India’s take on WTO deal: Revolutionary Reform or Regressive Retreat?
College – MBA – (International Business), Delhi School of Economics
Team Mate – Ivan Masood
Team Name – Infinity
Article Refuting – http://insideiim.com/india-should-stay-strong-this-time-at-wto/
India’s newly elected, so-called “trade friendly government”, vetoed the implementation of a trade agreement that promised a trillion-dollar boost to the global economy. The deal, inked last December at World Trade Organization meetings in Bali, was the WTO’s first successful multilateral trade negotiation in 20 years. This sudden change in the stance of the Indian government, however, will have repercussions. One consequence is that India’s reputation as a trustworthy negotiating partner will be further tarnished.
Essentially, the Indian government pays its farmers above-market prices for their crops, which are then stockpiled and doled out in India’s notorious city slums (particularly when elections loom). Much of the grain rots or is stolen. The Bali deal already gave the Indians a four-year “peace clause,” allowing New Delhi to increase temporarily the otherwise WTO-incompatible subsidies. The four years were to give India time to come up with a more economically defensible system. But the four-year exemption was not enough for Mr. Modi, who demands a permanent exemption to subsidize as much as he wants.

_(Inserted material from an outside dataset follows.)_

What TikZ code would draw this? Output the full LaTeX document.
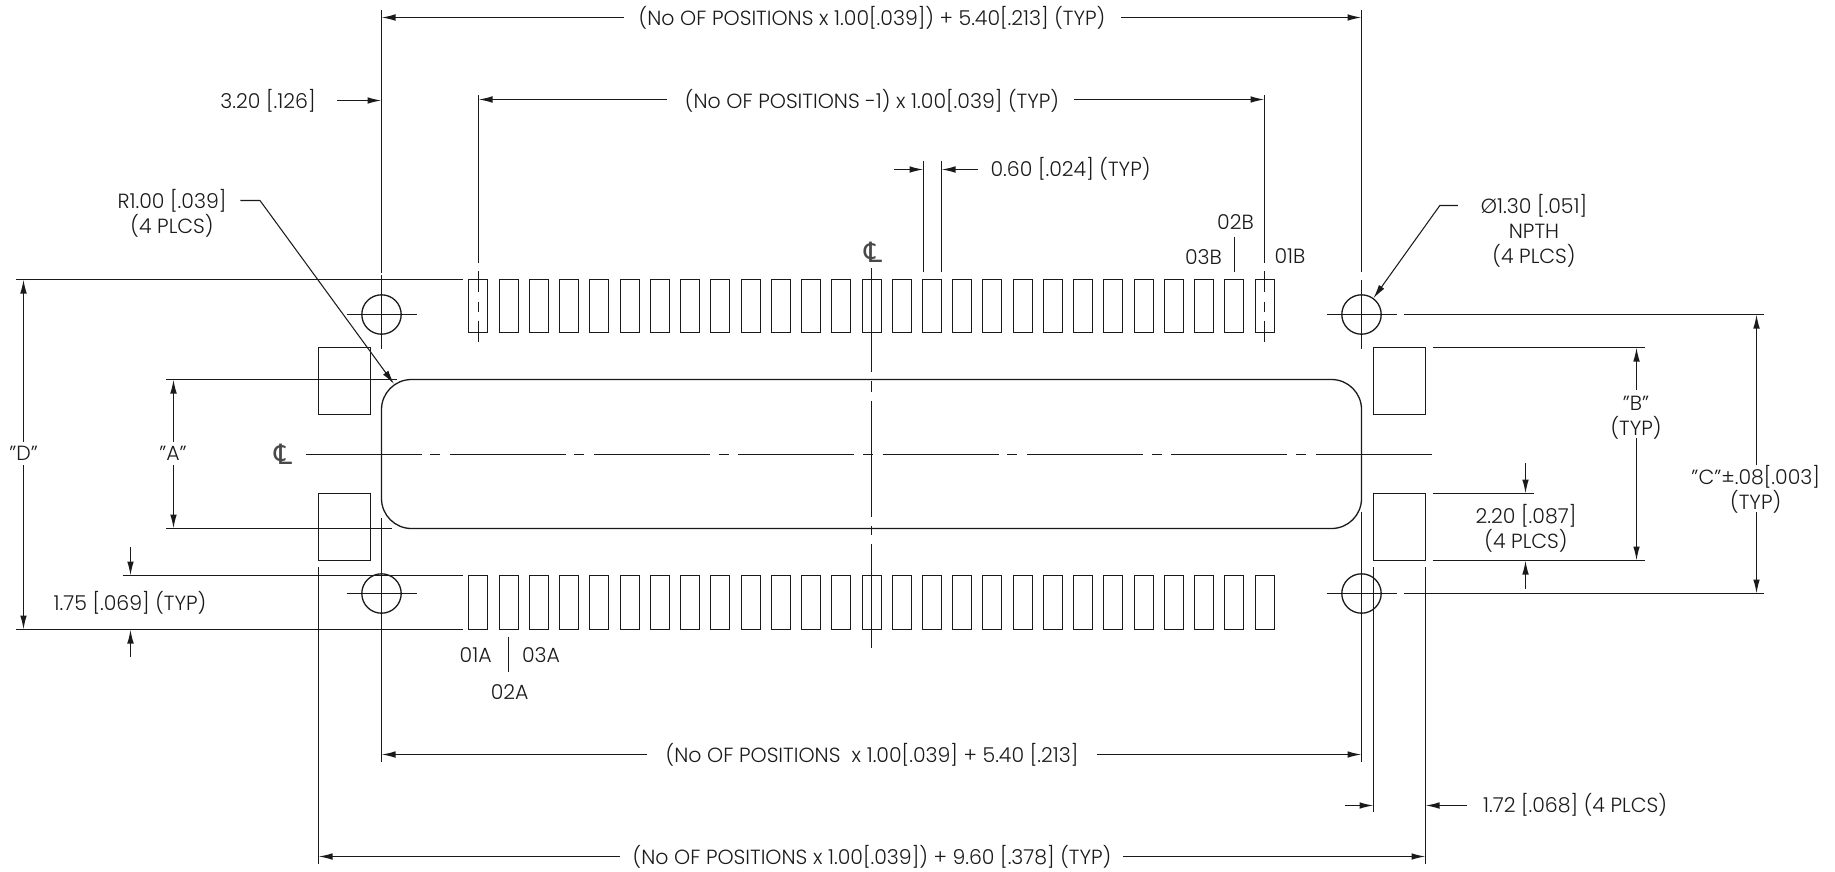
\documentclass[tikz,border=0pt]{standalone}
\usepackage{fontspec}
\setmainfont{Poppins Light}
\newfontfamily\clfont{DejaVu Sans}
\usetikzlibrary{arrows.meta}
\definecolor{ink}{HTML}{1A1A1A}
\tikzset{
 ln/.style={line width=1.3pt,draw=ink},
 thin ln/.style={line width=1.05pt,draw=ink},
 dim/.style={ln,-{Latex[length=14pt,width=6.6pt]}},
 lbl/.style={inner sep=0pt,outer sep=0pt,text=ink,align=center,font=\fontsize{20.5}{25}\selectfont},
 cl/.style={inner sep=0pt,outer sep=0pt,text=ink!80,font=\fontsize{28}{30}\clfont},
 pad/.style={ln,fill=none},
}
\begin{document}
\begin{tikzpicture}[x=1pt,y=-1pt]
\useasboundingbox (0,0) rectangle (1835,871);
% pads
\foreach \i in {0,...,26}{
 \pgfmathsetmacro{\xa}{round(469.4+\i*30.24)-0.5}
 \pgfmathsetmacro{\xb}{\xa+19}
 \draw[pad] (\xa,279.5) rectangle (\xb,332.5);
 \draw[pad] (\xa,575.5) rectangle (\xb,629.5);
}
% solder tabs
\draw[ln] (318.5,347.5) rectangle (370.5,414.5);
\draw[ln] (318.5,493.5) rectangle (370.5,560.5);
\draw[ln] (1373.5,347.5) rectangle (1425.5,414.5);
\draw[ln] (1373.5,493.5) rectangle (1425.5,560.5);
% body
\draw[ln,rounded corners=30pt] (381.5,379.5) rectangle (1361.5,528.5);
% holes
\foreach \x/\y in {381.5/314.5,1361.5/314.5,381.5/593.5,1361.5/593.5}{
 \draw[ln] (\x,\y) circle (19.7);
 \draw[ln] (\x-35,\y) -- (\x+35,\y);
}
% centre lines
\foreach \k in {-4,...,3}{
 \pgfmathsetmacro{\xa}{882.7+\k*144.3}
 \pgfmathsetmacro{\xb}{\xa+116}
 \draw[ln] (\xa,454.5) -- (\xb,454.5);
}
\foreach \k in {-4,...,2}{
 \pgfmathsetmacro{\xa}{863+\k*144.3+144.3}
 \pgfmathsetmacro{\xb}{\xa+10}
 \draw[ln] (\xa,454.5) -- (\xb,454.5);
}
\draw[ln] (871.5,268.3) -- (871.5,371.7) (871.5,381) -- (871.5,391.7) (871.5,400.7) -- (871.5,516.7) (871.5,526) -- (871.5,535) (871.5,544) -- (871.5,648);
\node[cl] (clv) at (873,252) {℄};
\node[cl] (clh) at (283,454) {℄};
% extension lines - verticals
\draw[ln] (381.5,10) -- (381.5,272.7) (381.5,275) -- (381.5,349);
\draw[ln] (1361.5,10) -- (1361.5,271.7) (1361.5,280) -- (1361.5,349);
\draw[ln] (478.5,95) -- (478.5,263.3) (478.5,271) -- (478.5,292.3) (478.5,301.7) -- (478.5,311.7) (478.5,320.7) -- (478.5,342.3);
\draw[ln] (1264.5,95) -- (1264.5,263.3) (1264.5,271) -- (1264.5,292.3) (1264.5,301.7) -- (1264.5,311.7) (1264.5,320.7) -- (1264.5,342.3);
\draw[ln] (923.5,160.7) -- (923.5,271.7) (941.5,160.7) -- (941.5,271.7);
\draw[ln] (1234.5,236.7) -- (1234.5,271.7);
\draw[ln] (508.5,636.7) -- (508.5,671.7);
\draw[ln] (381.5,518) -- (381.5,761.7);
\draw[ln] (1361.5,511.7) -- (1361.5,761.7);
\draw[ln] (318.5,567.3) -- (318.5,864);
\draw[ln] (1425.5,567.3) -- (1425.5,864);
\draw[ln] (1373.5,567.3) -- (1373.5,812.3);
% extension lines - horizontals
\draw[ln] (16,279.5) -- (462.7,279.5);
\draw[ln] (16,629.5) -- (462.7,629.5);
\draw[ln] (122.6,575.5) -- (462.7,575.5);
\draw[ln] (166,379.5) -- (396.6,379.5);
\draw[ln] (166,528.5) -- (391.5,528.5);
\draw[ln] (1404,314.5) -- (1764,314.5);
\draw[ln] (1404,593.5) -- (1764,593.5);
\draw[ln] (1432.7,347.5) -- (1644.5,347.5);
\draw[ln] (1432.7,560.5) -- (1644.5,560.5);
\draw[ln] (1432.7,493.5) -- (1533.8,493.5);
% labels
\node[lbl] (t1) at (872,18) {(No OF POSITIONS x 1.00[.039]) + 5.40[.213] (TYP)};
\node[lbl] (t2) at (872,100.6) {(No OF POSITIONS -1) x 1.00[.039] (TYP)};
\node[lbl] (t3) at (872,754.5) {(No OF POSITIONS\ \ x 1.00[.039] + 5.40 [.213]};
\node[lbl] (t4) at (872,857) {(No OF POSITIONS x 1.00[.039]) + 9.60 [.378] (TYP)};
\node[lbl] (t5) at (268,100.6) {3.20 [.126]};
\node[lbl] (t6) at (1070.5,169) {0.60 [.024] (TYP)};
\node[lbl] (t7) at (172,213) {R1.00 [.039]\\(4 PLCS)};
\node[lbl] (t8) at (1534,231) {Ø1.30 [.051]\\NPTH\\(4 PLCS)};
\node[lbl] (t9) at (1636,417.5) {"B"\\(TYP)};
\node[lbl] (t10) at (1755.7,489.5) {"C"±.08[.003]\\(TYP)};
\node[lbl] (t11) at (1526,528.5) {2.20 [.087]\\(4 PLCS)};
\node[lbl] (t12) at (1575,805) {1.72 [.068] (4 PLCS)};
\node[lbl] (t13) at (130,603.3) {1.75 [.069] (TYP)};
\node[lbl] (t14) at (23.7,453) {"D"};
\node[lbl] (t15) at (173,453) {"A"};
\node[lbl] (t16) at (1290,256) {01B};
\node[lbl] (t17) at (1235.5,222) {02B};
\node[lbl] (t18) at (1203.5,256.7) {03B};
\node[lbl] (t19) at (475.7,655) {01A};
\node[lbl] (t20) at (541,655) {03A};
\node[lbl] (t21) at (509.7,691.7) {02A};
% dimension arrows
\draw[dim] (624,17.5) -- (381.5,17.5);
\draw[dim] (1121,17.5) -- (1361.5,17.5);
\draw[dim] (667,99.5) -- (478.5,99.5);
\draw[dim] (1074,99.5) -- (1264.5,99.5);
\draw[dim] (337,100.5) -- (381.5,100.5);
\draw[dim] (894.3,169.5) -- (923.5,169.5);
\draw[dim] (978.3,169.5) -- (941.5,169.5);
\draw[dim] (647,754.5) -- (381.5,754.5);
\draw[dim] (1097,754.5) -- (1361.5,754.5);
\draw[dim] (620,856.5) -- (318.5,856.5);
\draw[dim] (1123,856.5) -- (1425.5,856.5);
\draw[dim] (1345,805.5) -- (1373.5,805.5);
\draw[dim] (1466.5,805.5) -- (1425.5,805.5);
\draw[dim] (23.5,441.7) -- (23.5,279.5);
\draw[dim] (23.5,465) -- (23.5,629.5);
\draw[dim] (173.5,441.7) -- (173.5,379.5);
\draw[dim] (173.5,465) -- (173.5,528.5);
\draw[dim] (130.5,546.7) -- (130.5,575.5);
\draw[dim] (130.5,657) -- (130.5,629.5);
\draw[dim] (1636.5,390) -- (1636.5,347.5);
\draw[dim] (1636.5,438) -- (1636.5,560.5);
\draw[dim] (1756.5,465) -- (1756.5,314.5);
\draw[dim] (1756.5,512) -- (1756.5,593.5);
\draw[dim] (1525.5,463) -- (1525.5,493.5);
\draw[dim] (1525.5,589) -- (1525.5,560.5);
% leaders
\draw[dim,thin ln] (240.4,200.5) -- (260,200.5) -- (394,384);
\draw[dim,thin ln] (1457.8,205.5) -- (1439.8,205.5) -- (1373.4,298.3);
\end{tikzpicture}
\end{document}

How many more rupees does India intend to dole out in the name of “food security”? The last time any Indian government honored its WTO obligations to report how much it spends on agriculture subsidies was 2011—and even then, no data was provided beyond the 2003 crop year.

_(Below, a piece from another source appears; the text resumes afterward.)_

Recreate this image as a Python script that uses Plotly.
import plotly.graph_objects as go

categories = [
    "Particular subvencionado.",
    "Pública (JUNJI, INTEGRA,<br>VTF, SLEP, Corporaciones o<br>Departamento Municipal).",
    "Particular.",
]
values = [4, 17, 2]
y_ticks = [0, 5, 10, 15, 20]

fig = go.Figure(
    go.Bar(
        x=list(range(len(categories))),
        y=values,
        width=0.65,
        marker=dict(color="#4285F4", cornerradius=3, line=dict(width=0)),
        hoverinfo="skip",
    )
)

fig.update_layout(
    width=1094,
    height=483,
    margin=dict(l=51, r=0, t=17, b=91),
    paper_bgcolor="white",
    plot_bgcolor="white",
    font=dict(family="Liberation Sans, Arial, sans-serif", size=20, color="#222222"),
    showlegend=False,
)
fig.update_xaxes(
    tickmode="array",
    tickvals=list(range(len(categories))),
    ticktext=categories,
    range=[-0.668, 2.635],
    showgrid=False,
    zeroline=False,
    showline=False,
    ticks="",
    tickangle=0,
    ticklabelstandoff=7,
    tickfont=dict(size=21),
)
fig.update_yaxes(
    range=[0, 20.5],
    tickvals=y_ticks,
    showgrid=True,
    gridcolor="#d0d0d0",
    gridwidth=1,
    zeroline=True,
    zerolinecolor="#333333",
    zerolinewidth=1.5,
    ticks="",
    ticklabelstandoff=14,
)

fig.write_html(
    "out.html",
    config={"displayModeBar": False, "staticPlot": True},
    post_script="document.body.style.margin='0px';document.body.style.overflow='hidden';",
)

In the light of the above facts, it becomes very dubious as to what the honorable Prime Minister wants. On the one hand he swept the Indian general elections 2014 promising the people a progressive economic future, while one the other hand he obstructs the global trade facilitation, citing the plea of the poor state of affairs in the country. India is a nation with rich and enviable resources. Trade is one platform which, if used wisely, can take the country from the depth of misery to the summits of grandeur. Its people have potential to contribute in making the country one of the greatest in the world. What our country needs is not policies that guise charity, but measures that create opportunities; not dreams of utopia, but tools to tackle reality; not crutches for its crippled economy, but the empowerment of its residents. It is, as they say:
Give a man a fish, you feed him for a day;
Teach a man how to fish, you feed him for a lifetime!